Toczy się bój o rozciągnięcie wyborów na 2 dni. Najpoważniejszymi argumentami są te, by zwiększyć frekwencję oraz umożliwić społeczeństwu szersze skorzystanie z przysługujących im praw wyborcych.
W ostatnich wyborach samorządowych do sejmików wojewódzkich oddano 12,06% głosów nieważnych. Oznacza to, że 1.774.609 osób nie miało możliwości skorzystania z przysługujących im praw. I to pomiomo, że się pofatygowali do lokali wyborczych.
Nie wnikam w przyczyny (manipulacje z kartami do głosowania, mało precyzyjne arkusze, brak szerokiej informacji o głosowaniu - tym powinny się zająć odpowiednie agencje rządowe), niemniej fakt prawie dwóch milionów nieważnych głosów jet zatrważający. Jakimś dziwnym zrządzeniem to wydarzenie zupełnie nie interesuje krzewicieli demokracji.

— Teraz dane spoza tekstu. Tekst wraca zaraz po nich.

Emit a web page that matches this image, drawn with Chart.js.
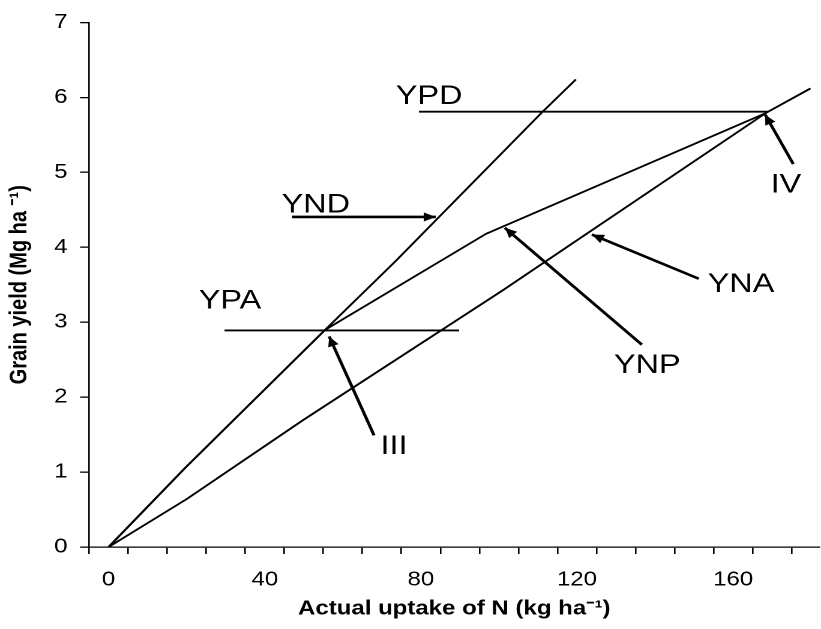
<!DOCTYPE html>
<html>
<head>
<meta charset="utf-8">
<title>Grain yield vs N uptake</title>
<script src="https://cdn.jsdelivr.net/npm/chart.js@4.4.1/dist/chart.umd.min.js"></script>
<style>
  html, body { margin: 0; padding: 0; background: #fff; overflow: hidden; }
  /* the figure is laid out narrow and widened horizontally */
  #wrap { position: absolute; left: 0; top: 0; width: 684px; height: 629px;
          transform: scaleX(1.2003); transform-origin: 0 0; }
</style>
</head>
<body>
<div id="wrap"><canvas id="chart"></canvas></div>
<script>
// N uptake (kg ha-1) on x, grain yield (Mg ha-1) on y

// maximum dilution line
const yndX = [0, 19.5, 55.5, 73.6, 111, 119.7];
const yndY = [0, 1.05, 2.9, 3.82, 5.8, 6.24];
// actual yield response
const ynpX = [0, 19.5, 55.5, 96.7, 168.3];
const ynpY = [0, 1.05, 2.9, 4.18, 5.79];
// maximum accumulation line
const ynaX = [0, 20, 50, 100.8, 168.3, 179.8];
const ynaY = [0, 0.64, 1.7, 3.42, 5.79, 6.12];
// yield plateaus
const ypaX = [29.7, 89.8];
const ypaY = [2.89, 2.89];
const ypdX = [79.5, 169];
const ypdY = [5.81, 5.81];

// pointer arrows (tail -> head)
const arrowName  = ['YND', 'III', 'YNP', 'YNA', 'IV'];
const arrowFromX = [47, 68, 136.6, 151.2, 175.4];
const arrowFromY = [4.405, 1.49, 2.70, 3.58, 5.11];
const arrowToX   = [83.8, 56.5, 101.5, 123.8, 168.2];
const arrowToY   = [4.405, 2.81, 4.26, 4.17, 5.77];

// annotation labels
const labelText = ['YPD', 'YND', 'YPA', 'III', 'YNP', 'YNA', 'IV'];
const labelX    = [82.1, 53.1, 31.1, 73.1, 138.0, 162.0, 173.5];
const labelY    = [6.04, 4.59, 3.31, 1.37, 2.45, 3.53, 4.86];

// axis ticks
const xTickMarks  = [-5, 5, 15, 25, 35, 45, 55, 65, 75, 85, 95, 105, 115, 125, 135, 145, 155, 165, 175];
const xTickLabels = [0, 40, 80, 120, 160];
const yTickLabels = [0, 1, 2, 3, 4, 5, 6, 7];

const FAMILY = '"Liberation Sans", Arial, Helvetica, sans-serif';
Chart.defaults.font.family = FAMILY;
Chart.defaults.color = '#000';

const pts = (xs, ys) => xs.map((x, i) => ({ x: x, y: ys[i] }));

const curve = (label, xs, ys) => ({
  label: label, data: pts(xs, ys), borderColor: '#000', borderWidth: 1.8,
  pointRadius: 0, tension: 0, fill: false, borderJoinStyle: 'round'
});

const datasets = [
  curve('YND line', yndX, yndY),
  curve('YNP curve', ynpX, ynpY),
  curve('YNA line', ynaX, ynaY),
  curve('YPA', ypaX, ypaY),
  curve('YPD', ypdX, ypdY)
];
arrowName.forEach((n, i) => {
  const d = curve(n + ' arrow', [arrowFromX[i], arrowToX[i]], [arrowFromY[i], arrowToY[i]]);
  d.borderWidth = 2.6;
  datasets.push(d);
});

// arrowheads and text labels placed through the chart scales
const annotate = {
  id: 'annotate',
  afterDatasetsDraw(chart) {
    const ctx = chart.ctx, xs = chart.scales.x, ys = chart.scales.y;
    ctx.save();
    ctx.fillStyle = '#000';
    const L = 10, W = 4.6;
    for (let i = 0; i < arrowName.length; i++) {
      const x0 = xs.getPixelForValue(arrowFromX[i]), y0 = ys.getPixelForValue(arrowFromY[i]);
      const x1 = xs.getPixelForValue(arrowToX[i]),   y1 = ys.getPixelForValue(arrowToY[i]);
      const len = Math.hypot(x1 - x0, y1 - y0);
      const ux = (x1 - x0) / len, uy = (y1 - y0) / len;
      const bx = x1 - ux * L, by = y1 - uy * L;
      ctx.beginPath();
      ctx.moveTo(x1, y1);
      ctx.lineTo(bx - uy * W, by + ux * W);
      ctx.lineTo(bx + uy * W, by - ux * W);
      ctx.closePath();
      ctx.fill();
    }
    const size = 27;
    ctx.font = size + 'px ' + FAMILY;
    ctx.textAlign = 'center';
    ctx.textBaseline = 'alphabetic';
    for (let i = 0; i < labelText.length; i++) {
      const px = xs.getPixelForValue(labelX[i]);
      const py = ys.getPixelForValue(labelY[i]) + size * 0.716 / 2;
      ctx.fillText(labelText[i], px, py);
    }
    ctx.restore();
  }
};

new Chart(document.getElementById('chart'), {
  type: 'line',
  data: { datasets: datasets },
  plugins: [annotate],
  options: {
    responsive: true,
    maintainAspectRatio: false,
    devicePixelRatio: 2,
    animation: false,
    events: [],
    layout: { padding: { top: 21, right: 0, bottom: 4, left: 0.7 } },
    plugins: { legend: { display: false }, tooltip: { enabled: false } },
    scales: {
      x: {
        type: 'linear', position: 'bottom', min: -5, max: 182.1,
        afterBuildTicks: (a) => { a.ticks = xTickMarks.map(v => ({ value: v })); },
        ticks: { display: false },
        grid: { drawOnChartArea: false, drawTicks: true, tickLength: 7, color: '#000', lineWidth: 1.3 },
        border: { display: true, color: '#000', width: 1.3 }
      },
      x2: {
        type: 'linear', position: 'bottom', min: -5, max: 182.1,
        afterBuildTicks: (a) => { a.ticks = xTickLabels.map(v => ({ value: v })); },
        ticks: { color: '#000', font: { size: 20 }, padding: 5, maxRotation: 0, autoSkip: false },
        grid: { display: false, drawTicks: true, tickLength: 9 },
        border: { display: false },
        title: {
          display: true, text: 'Actual uptake of N (kg ha\u207B\u00B9)', color: '#000',
          font: { size: 20, weight: 'bold' }, padding: { top: 0, bottom: 4 }
        }
      },
      y: {
        type: 'linear', min: 0, max: 7,
        afterBuildTicks: (a) => { a.ticks = yTickLabels.map(v => ({ value: v })); },
        ticks: { color: '#000', font: { size: 20 }, padding: 10.5 },
        grid: { drawOnChartArea: false, tickLength: 7.5, color: '#000', lineWidth: 1.3 },
        border: { color: '#000', width: 1.3 },
        title: {
          display: true, text: 'Grain yield (Mg ha \u207B\u00B9)', color: '#000',
          font: { size: 20, weight: 'bold' }, padding: { top: 4, bottom: 5.9 }
        }
      }
    }
  }
});
</script>
</body>
</html>
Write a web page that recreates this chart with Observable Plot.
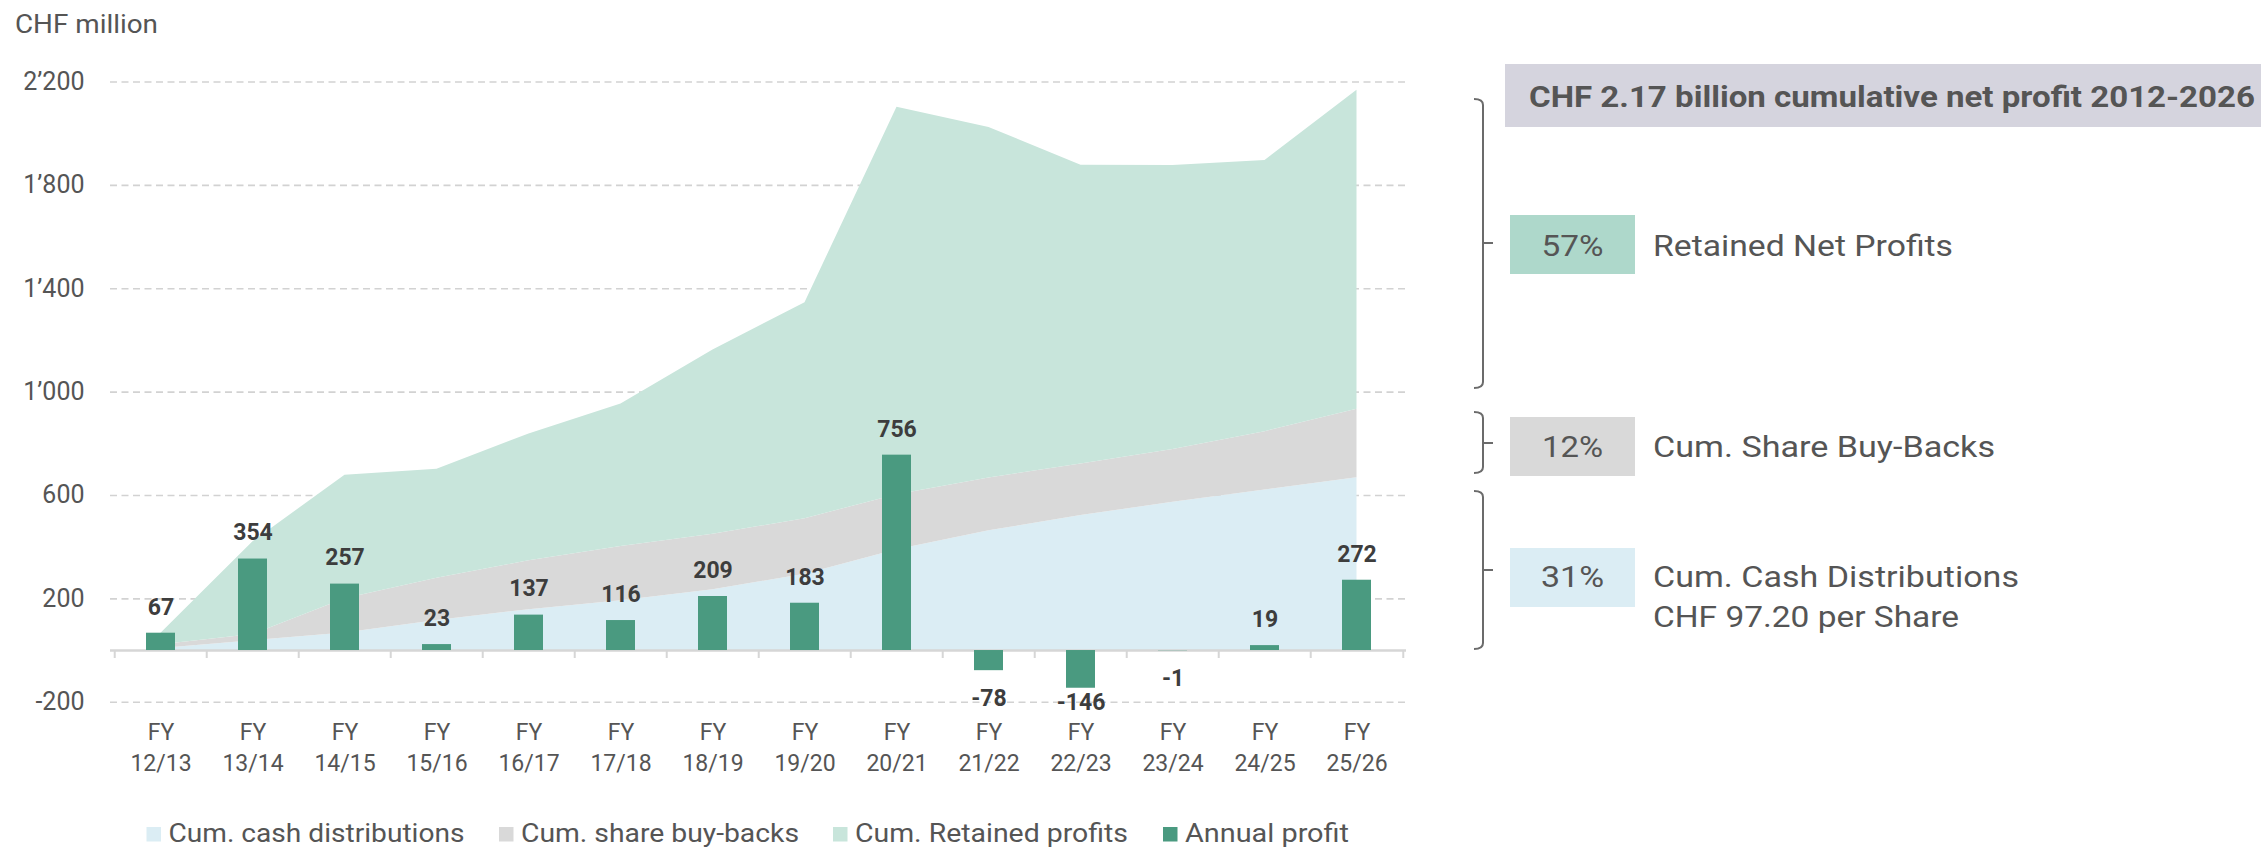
<!DOCTYPE html>
<html>
<head>
<meta charset="utf-8">
<script src="https://cdn.jsdelivr.net/npm/d3@7"></script>
<script src="https://cdn.jsdelivr.net/npm/@observablehq/plot@0.6"></script>
<style>
  html, body { margin: 0; padding: 0; background: #fff; }
  #chart { position: relative; width: 2261px; height: 847px; overflow: hidden; }
</style>
</head>
<body>
<div id="chart"></div>
<script>
// ---------- data ----------
const years = ["12/13","13/14","14/15","15/16","16/17","17/18","18/19","19/20","20/21","21/22","22/23","23/24","24/25","25/26"];
const annualProfit = [67, 354, 257, 23, 137, 116, 209, 183, 756, -78, -146, -1, 19, 272];
const cumCashDistributions = [8, 38, 68, 116, 158, 193, 235, 295, 390, 463, 522, 574, 621, 669];
const cumShareBuyBacks = [14, 24, 132, 164, 189, 210, 215, 215, 213, 205, 200, 204, 226, 265];
const yTicks = [-200, 200, 600, 1000, 1400, 1800, 2200];
const seriesNames = ["Cum. cash distributions", "Cum. share buy-backs", "Cum. Retained profits", "Annual profit"];
const seriesColors = ["#dbedf4", "#d9d9d9", "#c8e5db", "#4a9a80"];
const yLabel = "CHF million";
const headerText = "CHF 2.17 billion cumulative net profit 2012-2026";
const shareLabels = ["57%", "12%", "31%"];
const shareTexts = [["Retained Net Profits"], ["Cum. Share Buy-Backs"], ["Cum. Cash Distributions", "CHF 97.20 per Share"]];
const shareBoxColors = ["#aed8cb", "#d9d9d9", "#dbedf4"];

// ---------- derived tables ----------
const cumProfit = d3.cumsum(annualProfit);
const areaData = [];
years.forEach((y, i) => {
  const retained = cumProfit[i] - cumCashDistributions[i] - cumShareBuyBacks[i];
  areaData.push({year: y, series: seriesNames[0], value: cumCashDistributions[i]});
  areaData.push({year: y, series: seriesNames[1], value: cumShareBuyBacks[i]});
  areaData.push({year: y, series: seriesNames[2], value: retained});
});
const bars = years.map((y, i) => ({year: y, v: annualProfit[i]}));

const FONT = 'Roboto, "Liberation Sans", sans-serif';
const TXT = "#555555";
const W = 2261, H = 847;
const mL = 110, mR = 855, mT = 81.5, mB = 145.3;
const step = (W - mL - mR) / years.length;
const fmt = d => (d < 0 ? "-" : "") + d3.format(",")(Math.abs(d)).replace(/,/g, "’");

const plot = Plot.plot({
  width: W, height: H,
  marginLeft: mL, marginRight: mR, marginTop: mT, marginBottom: mB,
  style: {fontFamily: FONT, color: TXT, background: "white", overflow: "visible"},
  x: {type: "band", domain: years, paddingInner: 0.687, paddingOuter: 0.3435, align: 0.5, label: null},
  y: {domain: [-200, 2200], label: null},
  color: {domain: seriesNames.slice(0, 3), range: seriesColors.slice(0, 3)},
  marks: [
    Plot.gridY(yTicks, {stroke: "#d2d2d2", strokeOpacity: 1, strokeWidth: 1.6, strokeDasharray: "7,4.5"}),
    Plot.areaY(areaData, {x: "year", y: "value", fill: "series", order: seriesNames.slice(0, 3)}),
    Plot.ruleY([0], {stroke: "#d6d6d6", strokeWidth: 2.5}),
    Plot.ruleX(years, {x: d => d, y1: 0, y2: -31, dx: -step / 2, stroke: "#d6d6d6", strokeWidth: 2}),
    Plot.ruleX([years[years.length - 1]], {x: d => d, y1: 0, y2: -31, dx: step / 2, stroke: "#d6d6d6", strokeWidth: 2}),
    Plot.barY(bars, {x: "year", y: "v", fill: seriesColors[3]}),
    Plot.text(bars.filter(d => d.v >= 0), {x: "year", y: "v", text: d => String(d.v), dy: -26,
      fontSize: 23, fontWeight: "bold", fill: "#3d3d3d"}),
    Plot.text(bars.filter(d => d.v < 0), {x: "year", y: d => Math.max(d.v - 108, -200), text: d => String(d.v),
      fontSize: 23, fontWeight: "bold", fill: "#3d3d3d"}),
    Plot.axisY(yTicks, {tickSize: 0, tickPadding: 26, fontSize: 25, tickFormat: fmt, fill: TXT, label: null}),
    Plot.axisX({tickSize: 0, tickPadding: 16, fontSize: 23, lineHeight: 1.34, tickFormat: d => "FY\n" + d, fill: TXT, label: null})
  ]
});
document.getElementById("chart").appendChild(plot);

// ---------- annotations ----------
const svg = d3.select(plot);
const g = svg.append("g").attr("font-family", FONT).attr("fill", TXT).attr("text-anchor", "start");

g.append("text").attr("x", 15).attr("y", 33).attr("font-size", 26)
  .attr("textLength", 143).attr("lengthAdjust", "spacingAndGlyphs").text(yLabel);

// header box
g.append("rect").attr("x", 1505).attr("y", 64).attr("width", 770).attr("height", 63).attr("fill", "#d5d4de");
g.append("text").attr("x", 1529).attr("y", 106.7).attr("font-size", 30).attr("font-weight", "bold")
  .attr("textLength", 726).attr("lengthAdjust", "spacingAndGlyphs").text(headerText);

// brackets
const brackets = [[99, 243, 388], [412, 443, 473], [491, 570, 649]];
brackets.forEach(([t, m, b]) => {
  g.append("path")
    .attr("d", `M1474,${t} Q1483,${t} 1483,${t + 6} V${b - 6} Q1483,${b} 1474,${b} M1483,${m} H1493`)
    .attr("fill", "none").attr("stroke", "#6b6b6b").attr("stroke-width", 2);
});

// share boxes
const boxY = [215, 417, 548];
const pctLen = [62, 61, 63];
const textLens = [[300], [342], [366, 306]];
const baseY = [[255.5], [456.5], [586.5, 626.5]];
shareLabels.forEach((lab, i) => {
  g.append("rect").attr("x", 1510).attr("y", boxY[i]).attr("width", 125).attr("height", 59).attr("fill", shareBoxColors[i]);
  g.append("text").attr("x", 1572.5).attr("y", baseY[i][0]).attr("text-anchor", "middle").attr("font-size", 29)
    .attr("textLength", pctLen[i]).attr("lengthAdjust", "spacingAndGlyphs").text(lab);
  shareTexts[i].forEach((t, j) => {
    g.append("text").attr("x", 1653).attr("y", baseY[i][j]).attr("font-size", 29)
      .attr("textLength", textLens[i][j]).attr("lengthAdjust", "spacingAndGlyphs").text(t);
  });
});

// legend
const legX = [146.5, 499, 833, 1163];
const legLen = [296, 278, 273, 164];
seriesNames.forEach((s, i) => {
  g.append("rect").attr("x", legX[i]).attr("y", 827).attr("width", 14.5).attr("height", 14.5).attr("fill", seriesColors[i]);
  g.append("text").attr("x", legX[i] + 22).attr("y", 842).attr("font-size", 26)
    .attr("textLength", legLen[i]).attr("lengthAdjust", "spacingAndGlyphs").text(s);
});
</script>
</body>
</html>
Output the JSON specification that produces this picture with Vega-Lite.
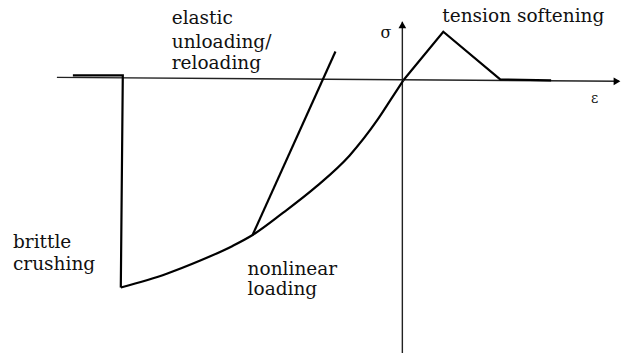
{
  "$schema": "https://vega.github.io/schema/vega-lite/v6.json",
  "width": 622,
  "height": 356,
  "autosize": {"type": "fit", "contains": "padding"},
  "padding": 0,
  "background": "white",
  "config": {"view": {"stroke": null}},
  "datasets": {
    "axes": [
      {"s": "h", "i": 0, "x": -347, "y": 3},
      {"s": "h", "i": 1, "x": 216, "y": -1},
      {"s": "v", "i": 0, "x": -1, "y": 59},
      {"s": "v", "i": 1, "x": -1, "y": -275}
    ],
    "straight": [
      {"s": "flat", "i": 0, "x": -331, "y": 5},
      {"s": "flat", "i": 1, "x": -281, "y": 5},
      {"s": "flat", "i": 2, "x": -283, "y": -209},
      {"s": "tension", "i": 0, "x": 0, "y": 0},
      {"s": "tension", "i": 1, "x": 40, "y": 49},
      {"s": "tension", "i": 2, "x": 97, "y": 1},
      {"s": "tension", "i": 3, "x": 148, "y": 0},
      {"s": "unload", "i": 0, "x": -151, "y": -156},
      {"s": "unload", "i": 1, "x": -68, "y": 29}
    ],
    "curve": [
      {"i": 0, "x": -283, "y": -209},
      {"i": 1, "x": -237, "y": -195},
      {"i": 2, "x": -204, "y": -182},
      {"i": 3, "x": -171, "y": -167},
      {"i": 4, "x": -151, "y": -156},
      {"i": 5, "x": -121, "y": -134},
      {"i": 6, "x": -87, "y": -107},
      {"i": 7, "x": -54, "y": -76},
      {"i": 8, "x": -26, "y": -40},
      {"i": 9, "x": -11, "y": -17},
      {"i": 10, "x": 0, "y": 0}
    ],
    "arrows": [
      {"dir": "triangle-up", "x": -1, "y": 56},
      {"dir": "triangle-right", "x": 214, "y": -1}
    ],
    "labels": [
      {"t": "elastic", "x": -232, "y": 57, "sz": 18.5},
      {"t": "unloading/", "x": -232, "y": 33, "sz": 18.5},
      {"t": "reloading", "x": -232, "y": 11, "sz": 18.5},
      {"t": "tension softening", "x": 39, "y": 59, "sz": 18.5},
      {"t": "σ", "x": -23, "y": 43, "sz": 16},
      {"t": "ε", "x": 188, "y": -23, "sz": 14},
      {"t": "brittle", "x": -391, "y": -169, "sz": 18.5},
      {"t": "crushing", "x": -391, "y": -191, "sz": 18.5},
      {"t": "nonlinear", "x": -156, "y": -196, "sz": 18.5},
      {"t": "loading", "x": -156, "y": -217, "sz": 18.5}
    ]
  },
  "encoding": {
    "x": {"field": "x", "type": "quantitative", "scale": {"domain": [-404, 218], "nice": false, "zero": false}, "axis": null},
    "y": {"field": "y", "type": "quantitative", "scale": {"domain": [-275, 81], "nice": false, "zero": false}, "axis": null}
  },
  "layer": [
    {
      "data": {"name": "axes"},
      "mark": {"type": "line", "color": "#222222", "strokeWidth": 1.4},
      "encoding": {"detail": {"field": "s"}, "order": {"field": "i", "type": "quantitative"}}
    },
    {
      "data": {"name": "straight"},
      "mark": {"type": "line", "color": "#000000", "strokeWidth": 2.2, "strokeJoin": "miter"},
      "encoding": {"detail": {"field": "s"}, "order": {"field": "i", "type": "quantitative"}}
    },
    {
      "data": {"name": "curve"},
      "mark": {"type": "line", "color": "#000000", "strokeWidth": 2.2, "interpolate": "monotone"},
      "encoding": {"order": {"field": "i", "type": "quantitative"}}
    },
    {
      "data": {"name": "arrows"},
      "mark": {"type": "point", "filled": true, "color": "#000000", "size": 60, "opacity": 1},
      "encoding": {"shape": {"field": "dir", "type": "nominal", "scale": null}}
    },
    {
      "data": {"name": "labels"},
      "mark": {"type": "text", "align": "left", "baseline": "alphabetic", "font": "DejaVu Serif", "color": "#111111"},
      "encoding": {
        "text": {"field": "t"},
        "size": {"field": "sz", "type": "quantitative", "scale": null}
      }
    }
  ]
}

To ja się pytam wszystkich zwolenników demokracji i dwudniowych wyborów: co zamierzacie zrobić by taka sytuacja się nie powtórzyła?
Przecież dotarcie do wszystkich wyborców z precyzyjną informacją o technicznych aspektach głosowania jest znacznie tańsza od rozciągniętych wyborów.